## Start EXTRACTED MATERIAL

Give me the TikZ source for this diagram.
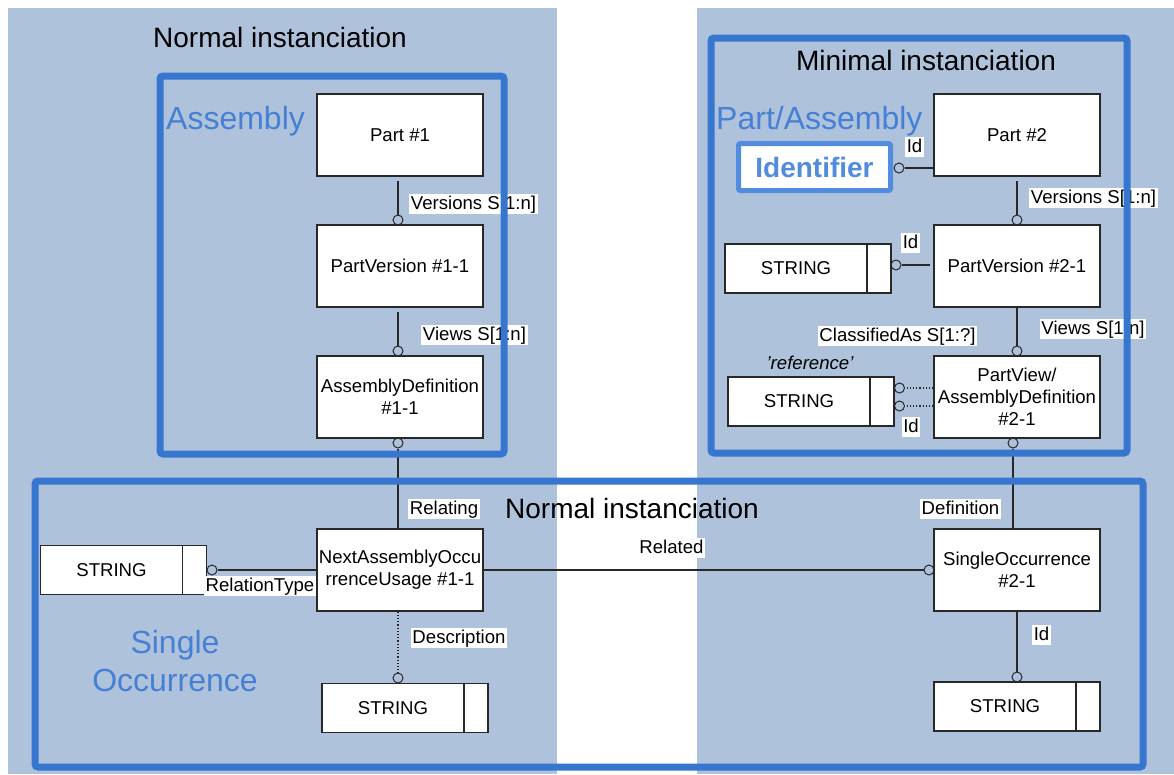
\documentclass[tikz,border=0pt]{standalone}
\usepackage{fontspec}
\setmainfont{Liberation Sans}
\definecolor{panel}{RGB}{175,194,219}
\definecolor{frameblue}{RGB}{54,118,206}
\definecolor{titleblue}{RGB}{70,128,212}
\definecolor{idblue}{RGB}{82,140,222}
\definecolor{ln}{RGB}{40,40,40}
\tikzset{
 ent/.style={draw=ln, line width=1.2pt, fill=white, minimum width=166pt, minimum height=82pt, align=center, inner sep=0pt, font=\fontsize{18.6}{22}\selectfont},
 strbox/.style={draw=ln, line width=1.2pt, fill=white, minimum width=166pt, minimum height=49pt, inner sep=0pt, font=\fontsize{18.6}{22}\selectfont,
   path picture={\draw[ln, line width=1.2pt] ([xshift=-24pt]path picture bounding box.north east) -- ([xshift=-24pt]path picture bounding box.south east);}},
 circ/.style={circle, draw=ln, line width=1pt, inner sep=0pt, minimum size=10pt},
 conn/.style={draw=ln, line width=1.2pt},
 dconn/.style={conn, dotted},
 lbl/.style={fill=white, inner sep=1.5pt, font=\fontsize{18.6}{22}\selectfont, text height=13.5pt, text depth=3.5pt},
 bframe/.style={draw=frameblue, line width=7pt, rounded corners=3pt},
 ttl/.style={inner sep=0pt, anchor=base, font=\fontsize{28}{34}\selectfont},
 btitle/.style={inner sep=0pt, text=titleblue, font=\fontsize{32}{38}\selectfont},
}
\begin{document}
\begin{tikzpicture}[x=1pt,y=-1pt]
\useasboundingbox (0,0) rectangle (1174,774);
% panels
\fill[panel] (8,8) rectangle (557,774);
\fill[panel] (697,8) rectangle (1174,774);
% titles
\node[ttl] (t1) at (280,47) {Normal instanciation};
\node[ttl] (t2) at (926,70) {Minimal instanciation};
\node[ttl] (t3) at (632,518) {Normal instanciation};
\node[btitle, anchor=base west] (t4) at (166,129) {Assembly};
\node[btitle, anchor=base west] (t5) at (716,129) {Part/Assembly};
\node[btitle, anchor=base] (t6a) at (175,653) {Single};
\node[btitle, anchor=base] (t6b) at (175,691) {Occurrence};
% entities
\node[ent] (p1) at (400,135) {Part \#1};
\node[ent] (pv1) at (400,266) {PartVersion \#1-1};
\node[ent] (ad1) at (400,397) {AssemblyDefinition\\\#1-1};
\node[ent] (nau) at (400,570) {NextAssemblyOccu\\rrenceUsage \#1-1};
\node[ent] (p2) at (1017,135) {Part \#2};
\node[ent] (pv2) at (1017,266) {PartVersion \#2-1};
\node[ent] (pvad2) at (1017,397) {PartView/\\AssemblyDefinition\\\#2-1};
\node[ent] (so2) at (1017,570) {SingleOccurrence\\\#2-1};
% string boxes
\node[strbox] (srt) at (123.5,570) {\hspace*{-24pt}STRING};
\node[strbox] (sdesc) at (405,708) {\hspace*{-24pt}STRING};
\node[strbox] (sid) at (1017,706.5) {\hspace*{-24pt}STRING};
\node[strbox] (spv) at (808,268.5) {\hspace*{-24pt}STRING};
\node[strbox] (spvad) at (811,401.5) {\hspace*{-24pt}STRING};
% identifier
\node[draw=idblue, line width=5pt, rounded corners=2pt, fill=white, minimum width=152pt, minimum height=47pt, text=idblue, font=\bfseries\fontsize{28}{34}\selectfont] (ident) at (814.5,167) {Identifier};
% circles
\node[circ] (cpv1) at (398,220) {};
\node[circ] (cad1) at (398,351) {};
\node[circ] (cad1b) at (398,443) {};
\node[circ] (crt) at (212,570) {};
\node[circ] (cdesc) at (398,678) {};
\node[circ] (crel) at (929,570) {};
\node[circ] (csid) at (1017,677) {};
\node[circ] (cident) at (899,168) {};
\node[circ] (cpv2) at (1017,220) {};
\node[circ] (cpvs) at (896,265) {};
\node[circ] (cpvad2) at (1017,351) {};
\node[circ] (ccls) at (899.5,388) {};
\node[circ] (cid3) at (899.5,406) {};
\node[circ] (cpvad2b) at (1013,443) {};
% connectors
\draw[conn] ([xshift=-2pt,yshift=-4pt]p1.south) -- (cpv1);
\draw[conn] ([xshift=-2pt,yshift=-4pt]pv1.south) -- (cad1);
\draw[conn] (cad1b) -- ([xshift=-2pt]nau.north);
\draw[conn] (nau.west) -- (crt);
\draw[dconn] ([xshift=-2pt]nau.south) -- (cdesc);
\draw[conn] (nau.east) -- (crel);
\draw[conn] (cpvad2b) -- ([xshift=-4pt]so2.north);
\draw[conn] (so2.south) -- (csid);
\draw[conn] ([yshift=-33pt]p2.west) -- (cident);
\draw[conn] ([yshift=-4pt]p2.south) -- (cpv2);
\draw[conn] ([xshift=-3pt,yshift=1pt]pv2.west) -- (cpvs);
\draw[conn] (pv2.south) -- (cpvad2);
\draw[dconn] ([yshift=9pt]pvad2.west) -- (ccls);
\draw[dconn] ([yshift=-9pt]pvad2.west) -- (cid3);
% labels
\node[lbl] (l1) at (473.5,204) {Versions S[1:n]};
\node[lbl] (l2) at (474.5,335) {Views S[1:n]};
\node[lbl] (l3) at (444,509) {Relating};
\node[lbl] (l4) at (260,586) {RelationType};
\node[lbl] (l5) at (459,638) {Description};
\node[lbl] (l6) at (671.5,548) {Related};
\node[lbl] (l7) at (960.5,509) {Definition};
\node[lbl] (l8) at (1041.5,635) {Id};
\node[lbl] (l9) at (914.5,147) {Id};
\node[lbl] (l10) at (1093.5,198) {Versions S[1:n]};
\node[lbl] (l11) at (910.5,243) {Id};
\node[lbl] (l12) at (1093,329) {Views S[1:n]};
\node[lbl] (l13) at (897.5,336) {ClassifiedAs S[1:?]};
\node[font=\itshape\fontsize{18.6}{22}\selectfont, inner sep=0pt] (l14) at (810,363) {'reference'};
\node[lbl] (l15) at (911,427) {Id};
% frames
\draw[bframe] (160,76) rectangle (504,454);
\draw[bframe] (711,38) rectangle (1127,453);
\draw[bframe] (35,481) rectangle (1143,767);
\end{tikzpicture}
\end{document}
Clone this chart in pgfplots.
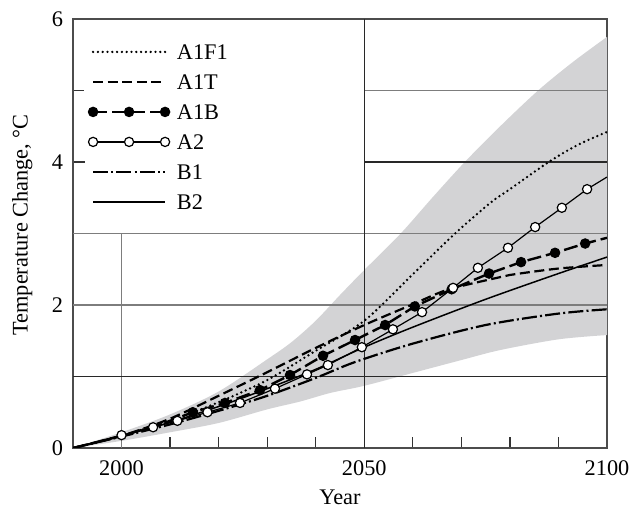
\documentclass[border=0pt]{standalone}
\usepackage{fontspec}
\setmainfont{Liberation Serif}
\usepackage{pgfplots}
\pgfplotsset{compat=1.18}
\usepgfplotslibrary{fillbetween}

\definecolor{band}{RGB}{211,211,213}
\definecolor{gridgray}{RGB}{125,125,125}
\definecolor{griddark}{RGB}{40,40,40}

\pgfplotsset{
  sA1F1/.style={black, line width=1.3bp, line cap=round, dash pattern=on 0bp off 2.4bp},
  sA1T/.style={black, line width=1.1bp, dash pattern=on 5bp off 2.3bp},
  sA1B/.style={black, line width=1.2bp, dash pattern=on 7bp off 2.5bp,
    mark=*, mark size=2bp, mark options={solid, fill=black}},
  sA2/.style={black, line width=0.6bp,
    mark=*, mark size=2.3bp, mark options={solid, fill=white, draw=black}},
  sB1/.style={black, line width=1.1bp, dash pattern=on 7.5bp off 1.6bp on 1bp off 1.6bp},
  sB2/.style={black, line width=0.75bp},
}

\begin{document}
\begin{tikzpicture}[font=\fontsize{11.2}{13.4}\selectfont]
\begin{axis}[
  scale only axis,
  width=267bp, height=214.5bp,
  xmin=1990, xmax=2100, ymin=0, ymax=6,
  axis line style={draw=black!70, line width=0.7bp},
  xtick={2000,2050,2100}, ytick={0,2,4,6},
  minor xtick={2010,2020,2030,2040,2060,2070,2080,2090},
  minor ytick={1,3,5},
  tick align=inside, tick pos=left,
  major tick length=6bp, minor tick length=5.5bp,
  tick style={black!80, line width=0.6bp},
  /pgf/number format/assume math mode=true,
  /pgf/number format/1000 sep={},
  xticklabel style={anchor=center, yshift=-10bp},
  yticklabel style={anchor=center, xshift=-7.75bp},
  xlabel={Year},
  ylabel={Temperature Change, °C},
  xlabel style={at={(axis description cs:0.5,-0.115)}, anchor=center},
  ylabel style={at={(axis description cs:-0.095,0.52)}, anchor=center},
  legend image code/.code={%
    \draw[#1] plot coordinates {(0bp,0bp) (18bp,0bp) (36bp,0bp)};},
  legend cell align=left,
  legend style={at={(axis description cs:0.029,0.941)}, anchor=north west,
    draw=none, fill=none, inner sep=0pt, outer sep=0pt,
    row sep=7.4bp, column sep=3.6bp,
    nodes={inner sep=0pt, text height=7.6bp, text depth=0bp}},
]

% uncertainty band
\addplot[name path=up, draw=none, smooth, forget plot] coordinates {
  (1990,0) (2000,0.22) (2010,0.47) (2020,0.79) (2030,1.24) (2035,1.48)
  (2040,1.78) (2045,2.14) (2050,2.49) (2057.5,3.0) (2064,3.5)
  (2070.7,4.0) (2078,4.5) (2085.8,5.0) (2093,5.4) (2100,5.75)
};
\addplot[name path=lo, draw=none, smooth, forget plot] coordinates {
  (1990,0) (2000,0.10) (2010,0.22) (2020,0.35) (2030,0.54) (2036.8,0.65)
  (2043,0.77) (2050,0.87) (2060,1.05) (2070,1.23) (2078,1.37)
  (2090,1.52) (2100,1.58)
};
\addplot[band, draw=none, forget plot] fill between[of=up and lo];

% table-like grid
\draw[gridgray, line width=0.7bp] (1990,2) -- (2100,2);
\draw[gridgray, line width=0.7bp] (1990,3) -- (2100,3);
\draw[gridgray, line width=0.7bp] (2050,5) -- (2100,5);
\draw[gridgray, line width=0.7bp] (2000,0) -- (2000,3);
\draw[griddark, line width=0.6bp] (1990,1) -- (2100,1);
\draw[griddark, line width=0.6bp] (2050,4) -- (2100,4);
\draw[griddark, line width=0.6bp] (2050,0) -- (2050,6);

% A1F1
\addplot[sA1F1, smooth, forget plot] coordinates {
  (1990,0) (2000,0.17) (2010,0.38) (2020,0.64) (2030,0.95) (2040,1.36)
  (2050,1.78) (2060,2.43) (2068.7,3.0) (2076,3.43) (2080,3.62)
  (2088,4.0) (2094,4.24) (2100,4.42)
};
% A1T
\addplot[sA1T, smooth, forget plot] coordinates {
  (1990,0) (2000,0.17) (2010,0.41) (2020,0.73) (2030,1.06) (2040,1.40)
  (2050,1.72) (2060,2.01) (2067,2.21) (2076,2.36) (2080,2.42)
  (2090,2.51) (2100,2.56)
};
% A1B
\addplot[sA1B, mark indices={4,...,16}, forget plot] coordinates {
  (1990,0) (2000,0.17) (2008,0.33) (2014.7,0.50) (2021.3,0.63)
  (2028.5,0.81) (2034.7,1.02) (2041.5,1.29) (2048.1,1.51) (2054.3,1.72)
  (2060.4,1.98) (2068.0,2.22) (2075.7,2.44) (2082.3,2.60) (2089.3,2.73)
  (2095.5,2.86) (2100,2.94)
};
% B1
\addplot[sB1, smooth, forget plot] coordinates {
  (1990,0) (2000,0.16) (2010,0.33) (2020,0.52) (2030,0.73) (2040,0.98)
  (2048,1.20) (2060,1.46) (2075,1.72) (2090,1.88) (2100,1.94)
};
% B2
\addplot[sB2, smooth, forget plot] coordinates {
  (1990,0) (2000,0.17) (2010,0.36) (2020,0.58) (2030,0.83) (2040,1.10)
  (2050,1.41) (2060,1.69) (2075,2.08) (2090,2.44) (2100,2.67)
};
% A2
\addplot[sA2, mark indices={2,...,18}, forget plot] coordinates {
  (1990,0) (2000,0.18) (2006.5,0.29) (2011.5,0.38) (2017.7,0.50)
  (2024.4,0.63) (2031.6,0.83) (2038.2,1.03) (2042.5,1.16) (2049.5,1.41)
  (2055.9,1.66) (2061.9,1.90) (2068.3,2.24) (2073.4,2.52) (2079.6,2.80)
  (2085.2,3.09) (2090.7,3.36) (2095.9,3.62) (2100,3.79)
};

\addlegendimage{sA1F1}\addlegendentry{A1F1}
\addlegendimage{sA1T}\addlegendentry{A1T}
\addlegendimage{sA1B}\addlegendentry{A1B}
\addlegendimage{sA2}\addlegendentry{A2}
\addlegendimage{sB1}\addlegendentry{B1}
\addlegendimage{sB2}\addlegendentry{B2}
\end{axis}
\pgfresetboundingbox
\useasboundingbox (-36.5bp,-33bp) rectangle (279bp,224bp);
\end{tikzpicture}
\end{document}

## End EXTRACTED MATERIAL

PROBLEM: Pull out all lines from the entries above that include the word "this".

THE ANSWER:
Give me the TikZ source for this diagram.
Clone this chart in pgfplots.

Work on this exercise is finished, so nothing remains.